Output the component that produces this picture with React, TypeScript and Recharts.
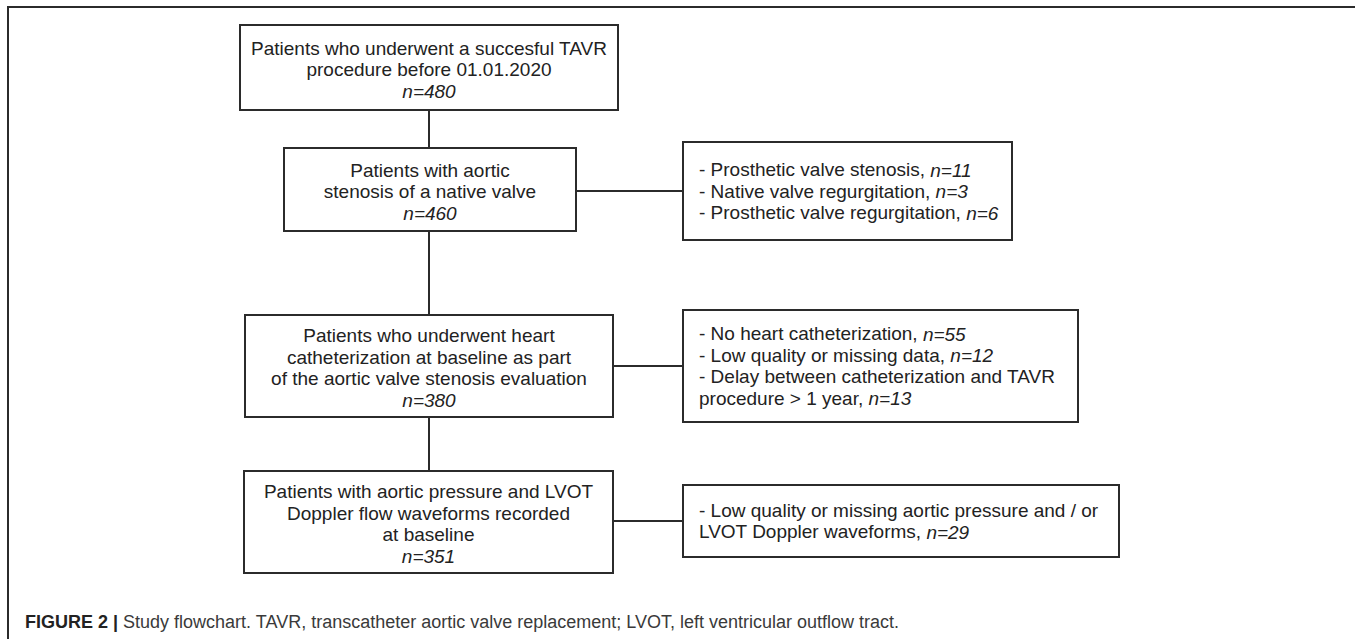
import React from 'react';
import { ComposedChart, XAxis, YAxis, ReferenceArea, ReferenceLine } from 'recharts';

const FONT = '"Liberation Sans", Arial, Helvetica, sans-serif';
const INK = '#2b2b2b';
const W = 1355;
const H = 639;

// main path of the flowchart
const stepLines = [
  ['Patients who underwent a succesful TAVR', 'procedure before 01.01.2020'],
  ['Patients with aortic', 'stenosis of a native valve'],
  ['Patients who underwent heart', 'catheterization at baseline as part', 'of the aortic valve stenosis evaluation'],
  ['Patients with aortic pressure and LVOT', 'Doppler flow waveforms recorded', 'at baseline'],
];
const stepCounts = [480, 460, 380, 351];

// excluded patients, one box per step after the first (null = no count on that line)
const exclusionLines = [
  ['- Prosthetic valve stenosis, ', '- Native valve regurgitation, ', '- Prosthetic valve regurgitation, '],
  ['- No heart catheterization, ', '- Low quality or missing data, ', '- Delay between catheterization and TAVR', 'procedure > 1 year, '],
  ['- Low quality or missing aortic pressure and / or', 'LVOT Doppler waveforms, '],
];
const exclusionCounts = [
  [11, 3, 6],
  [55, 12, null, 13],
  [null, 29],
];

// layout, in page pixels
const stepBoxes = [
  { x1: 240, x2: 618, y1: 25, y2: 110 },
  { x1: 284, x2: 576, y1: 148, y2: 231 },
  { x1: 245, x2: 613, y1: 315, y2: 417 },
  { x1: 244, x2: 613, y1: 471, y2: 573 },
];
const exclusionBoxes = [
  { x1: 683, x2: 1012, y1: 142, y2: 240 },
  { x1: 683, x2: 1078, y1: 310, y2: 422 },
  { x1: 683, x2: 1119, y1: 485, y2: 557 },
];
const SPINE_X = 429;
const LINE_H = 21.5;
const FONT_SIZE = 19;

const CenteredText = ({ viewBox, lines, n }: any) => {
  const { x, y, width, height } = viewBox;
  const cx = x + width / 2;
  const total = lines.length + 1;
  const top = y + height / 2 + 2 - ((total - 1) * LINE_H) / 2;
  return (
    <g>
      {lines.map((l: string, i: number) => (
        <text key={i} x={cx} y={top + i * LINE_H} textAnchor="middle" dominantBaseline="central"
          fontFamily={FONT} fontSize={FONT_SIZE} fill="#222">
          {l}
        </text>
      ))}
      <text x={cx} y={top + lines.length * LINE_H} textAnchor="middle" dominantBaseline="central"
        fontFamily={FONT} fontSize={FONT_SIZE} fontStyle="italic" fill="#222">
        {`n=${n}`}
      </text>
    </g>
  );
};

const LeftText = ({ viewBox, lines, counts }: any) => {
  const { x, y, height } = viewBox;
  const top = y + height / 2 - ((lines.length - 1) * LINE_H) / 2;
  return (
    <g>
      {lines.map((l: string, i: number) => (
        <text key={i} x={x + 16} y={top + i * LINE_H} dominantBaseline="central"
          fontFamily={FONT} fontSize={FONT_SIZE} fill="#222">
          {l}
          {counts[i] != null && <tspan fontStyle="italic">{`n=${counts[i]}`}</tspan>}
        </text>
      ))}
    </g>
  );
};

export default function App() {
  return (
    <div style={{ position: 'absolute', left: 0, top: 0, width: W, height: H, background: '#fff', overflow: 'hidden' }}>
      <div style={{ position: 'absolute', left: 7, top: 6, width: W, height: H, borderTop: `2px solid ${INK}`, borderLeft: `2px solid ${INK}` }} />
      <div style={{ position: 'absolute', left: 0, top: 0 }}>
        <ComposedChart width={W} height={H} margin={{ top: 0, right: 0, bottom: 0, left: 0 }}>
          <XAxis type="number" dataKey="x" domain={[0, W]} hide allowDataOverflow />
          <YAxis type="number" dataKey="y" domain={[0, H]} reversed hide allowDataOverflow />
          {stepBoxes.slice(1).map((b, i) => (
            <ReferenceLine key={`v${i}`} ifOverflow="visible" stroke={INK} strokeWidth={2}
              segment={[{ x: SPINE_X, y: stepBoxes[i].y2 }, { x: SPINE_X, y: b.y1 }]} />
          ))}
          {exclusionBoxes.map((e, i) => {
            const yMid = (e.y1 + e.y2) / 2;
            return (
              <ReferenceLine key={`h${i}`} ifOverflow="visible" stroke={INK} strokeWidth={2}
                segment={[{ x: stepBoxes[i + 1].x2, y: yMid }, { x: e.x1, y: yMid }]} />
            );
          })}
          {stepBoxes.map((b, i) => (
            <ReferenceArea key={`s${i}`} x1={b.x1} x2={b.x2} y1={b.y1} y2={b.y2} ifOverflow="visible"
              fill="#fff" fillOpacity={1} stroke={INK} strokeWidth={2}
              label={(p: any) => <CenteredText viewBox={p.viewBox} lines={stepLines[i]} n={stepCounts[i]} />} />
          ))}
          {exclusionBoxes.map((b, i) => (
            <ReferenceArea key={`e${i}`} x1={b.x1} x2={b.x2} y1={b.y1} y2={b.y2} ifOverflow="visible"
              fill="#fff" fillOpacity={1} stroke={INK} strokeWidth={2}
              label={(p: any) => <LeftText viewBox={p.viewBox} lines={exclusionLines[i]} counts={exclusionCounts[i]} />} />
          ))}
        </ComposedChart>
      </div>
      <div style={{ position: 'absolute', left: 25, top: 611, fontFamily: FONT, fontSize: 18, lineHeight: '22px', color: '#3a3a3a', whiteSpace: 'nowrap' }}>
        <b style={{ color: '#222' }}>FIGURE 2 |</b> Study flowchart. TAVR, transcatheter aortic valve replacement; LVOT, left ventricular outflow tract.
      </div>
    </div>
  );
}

WHAT IS NEEDED —
Pictures are excluded; copy all other data exactly as shown.

OUTPUT FOR THIS EXERCISE —
Output the component that produces this picture with React, TypeScript and Recharts.
import React from 'react';
import { ComposedChart, XAxis, YAxis, ReferenceArea, ReferenceLine } from 'recharts';

const FONT = '"Liberation Sans", Arial, Helvetica, sans-serif';
const INK = '#2b2b2b';
const W = 1355;
const H = 639;

// main path of the flowchart
const stepLines = [
  ['Patients who underwent a succesful TAVR', 'procedure before 01.01.2020'],
  ['Patients with aortic', 'stenosis of a native valve'],
  ['Patients who underwent heart', 'catheterization at baseline as part', 'of the aortic valve stenosis evaluation'],
  ['Patients with aortic pressure and LVOT', 'Doppler flow waveforms recorded', 'at baseline'],
];
const stepCounts = [480, 460, 380, 351];

// excluded patients, one box per step after the first (null = no count on that line)
const exclusionLines = [
  ['- Prosthetic valve stenosis, ', '- Native valve regurgitation, ', '- Prosthetic valve regurgitation, '],
  ['- No heart catheterization, ', '- Low quality or missing data, ', '- Delay between catheterization and TAVR', 'procedure > 1 year, '],
  ['- Low quality or missing aortic pressure and / or', 'LVOT Doppler waveforms, '],
];
const exclusionCounts = [
  [11, 3, 6],
  [55, 12, null, 13],
  [null, 29],
];

// layout, in page pixels
const stepBoxes = [
  { x1: 240, x2: 618, y1: 25, y2: 110 },
  { x1: 284, x2: 576, y1: 148, y2: 231 },
  { x1: 245, x2: 613, y1: 315, y2: 417 },
  { x1: 244, x2: 613, y1: 471, y2: 573 },
];
const exclusionBoxes = [
  { x1: 683, x2: 1012, y1: 142, y2: 240 },
  { x1: 683, x2: 1078, y1: 310, y2: 422 },
  { x1: 683, x2: 1119, y1: 485, y2: 557 },
];
const SPINE_X = 429;
const LINE_H = 21.5;
const FONT_SIZE = 19;

const CenteredText = ({ viewBox, lines, n }: any) => {
  const { x, y, width, height } = viewBox;
  const cx = x + width / 2;
  const total = lines.length + 1;
  const top = y + height / 2 + 2 - ((total - 1) * LINE_H) / 2;
  return (
    <g>
      {lines.map((l: string, i: number) => (
        <text key={i} x={cx} y={top + i * LINE_H} textAnchor="middle" dominantBaseline="central"
          fontFamily={FONT} fontSize={FONT_SIZE} fill="#222">
          {l}
        </text>
      ))}
      <text x={cx} y={top + lines.length * LINE_H} textAnchor="middle" dominantBaseline="central"
        fontFamily={FONT} fontSize={FONT_SIZE} fontStyle="italic" fill="#222">
        {`n=${n}`}
      </text>
    </g>
  );
};

const LeftText = ({ viewBox, lines, counts }: any) => {
  const { x, y, height } = viewBox;
  const top = y + height / 2 - ((lines.length - 1) * LINE_H) / 2;
  return (
    <g>
      {lines.map((l: string, i: number) => (
        <text key={i} x={x + 16} y={top + i * LINE_H} dominantBaseline="central"
          fontFamily={FONT} fontSize={FONT_SIZE} fill="#222">
          {l}
          {counts[i] != null && <tspan fontStyle="italic">{`n=${counts[i]}`}</tspan>}
        </text>
      ))}
    </g>
  );
};

export default function App() {
  return (
    <div style={{ position: 'absolute', left: 0, top: 0, width: W, height: H, background: '#fff', overflow: 'hidden' }}>
      <div style={{ position: 'absolute', left: 7, top: 6, width: W, height: H, borderTop: `2px solid ${INK}`, borderLeft: `2px solid ${INK}` }} />
      <div style={{ position: 'absolute', left: 0, top: 0 }}>
        <ComposedChart width={W} height={H} margin={{ top: 0, right: 0, bottom: 0, left: 0 }}>
          <XAxis type="number" dataKey="x" domain={[0, W]} hide allowDataOverflow />
          <YAxis type="number" dataKey="y" domain={[0, H]} reversed hide allowDataOverflow />
          {stepBoxes.slice(1).map((b, i) => (
            <ReferenceLine key={`v${i}`} ifOverflow="visible" stroke={INK} strokeWidth={2}
              segment={[{ x: SPINE_X, y: stepBoxes[i].y2 }, { x: SPINE_X, y: b.y1 }]} />
          ))}
          {exclusionBoxes.map((e, i) => {
            const yMid = (e.y1 + e.y2) / 2;
            return (
              <ReferenceLine key={`h${i}`} ifOverflow="visible" stroke={INK} strokeWidth={2}
                segment={[{ x: stepBoxes[i + 1].x2, y: yMid }, { x: e.x1, y: yMid }]} />
            );
          })}
          {stepBoxes.map((b, i) => (
            <ReferenceArea key={`s${i}`} x1={b.x1} x2={b.x2} y1={b.y1} y2={b.y2} ifOverflow="visible"
              fill="#fff" fillOpacity={1} stroke={INK} strokeWidth={2}
              label={(p: any) => <CenteredText viewBox={p.viewBox} lines={stepLines[i]} n={stepCounts[i]} />} />
          ))}
          {exclusionBoxes.map((b, i) => (
            <ReferenceArea key={`e${i}`} x1={b.x1} x2={b.x2} y1={b.y1} y2={b.y2} ifOverflow="visible"
              fill="#fff" fillOpacity={1} stroke={INK} strokeWidth={2}
              label={(p: any) => <LeftText viewBox={p.viewBox} lines={exclusionLines[i]} counts={exclusionCounts[i]} />} />
          ))}
        </ComposedChart>
      </div>
      <div style={{ position: 'absolute', left: 25, top: 611, fontFamily: FONT, fontSize: 18, lineHeight: '22px', color: '#3a3a3a', whiteSpace: 'nowrap' }}>
        <b style={{ color: '#222' }}>FIGURE 2 |</b> Study flowchart. TAVR, transcatheter aortic valve replacement; LVOT, left ventricular outflow tract.
      </div>
    </div>
  );
}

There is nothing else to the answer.